Clement worked on Johnson's Quality of Life agenda, where Clement was responsible for increasing access to public toilets through open-access initiatives with various retailers, including Sainsbury's, Tesco, Asda, John Lewis Partnership), Marks and Spencer and Borders. Clement has also worked to secure Freedom Pass funding, which allowed disabled residents and all over 60s in London to travel on Transport for London during the morning peak, eradicating a long lasting hours' restriction.

===Expenses scandal===
In June 2009, Johnson suspended Clement's use of his GLA credit card, in light of revelations of his use of his official card. It emerged that Clement used the card to buy business class travel on two long-haul British Airways flights to China for the Beijing Olympics, only weeks after the Mayor insisted he was going to fly economy. He also used the card to pay for lunches and dinners with fellow Conservatives and a £700 meal in New York City. Clement broke GLA rules by using his card for "private expenditure" totalling £2,300, including more than £200 on groceries at Tesco and a £535.49 audio system for his Jaguar car, which he then repaid.

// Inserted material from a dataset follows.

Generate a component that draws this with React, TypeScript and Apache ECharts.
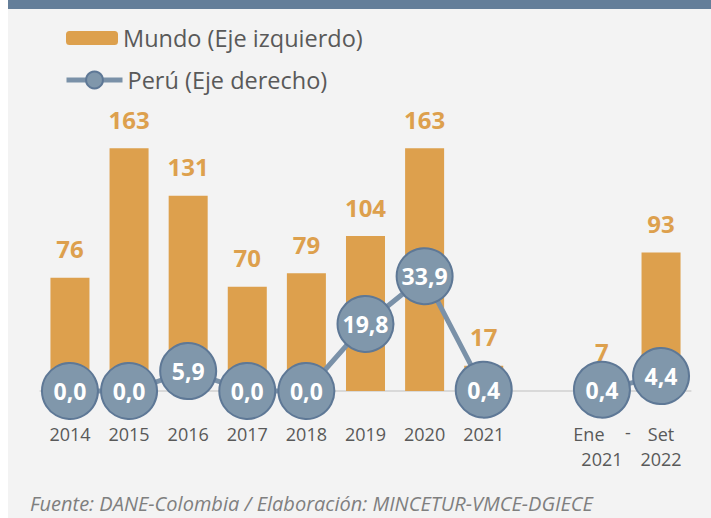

Clement was summoned in front of the Greater London Authority audit committee to explain himself, and faced pressure to resign or for Johnson to sack him after full details of his spending are revealed. Johnson initially declined to sack Clement, saying: "There's a difference between what is crass and what is appropriate, what makes me angry and what is actually dishonest. He shouldn't have been buying things on a corporate credit card, that is absolutely wrong. He did repay them, that was the critical thing for me." However, on 22 June, Clements submitted his resignation, which Johnson accepted with the words:
"In the light of the further discrepancies in your expenses that have emerged this morning, it is clear to both of us that your position is untenable."
.

On 4 September 2009 it was announced that Clement had been charged with five offences relating to the use of the credit card

During February 2010 Clement made some strong statements regarding the mayor's lack of respect for the Conservative leader David Cameron, highlighting in particular a serious difference of opinion over the wisdom of investigating the revived Marinair Thames estuary airport proposals for an international airport in the Thames Estuary, east of the Isle of Sheppey, a proposal seen by the mayor as a possible alternative to additional runways at London's existing airports.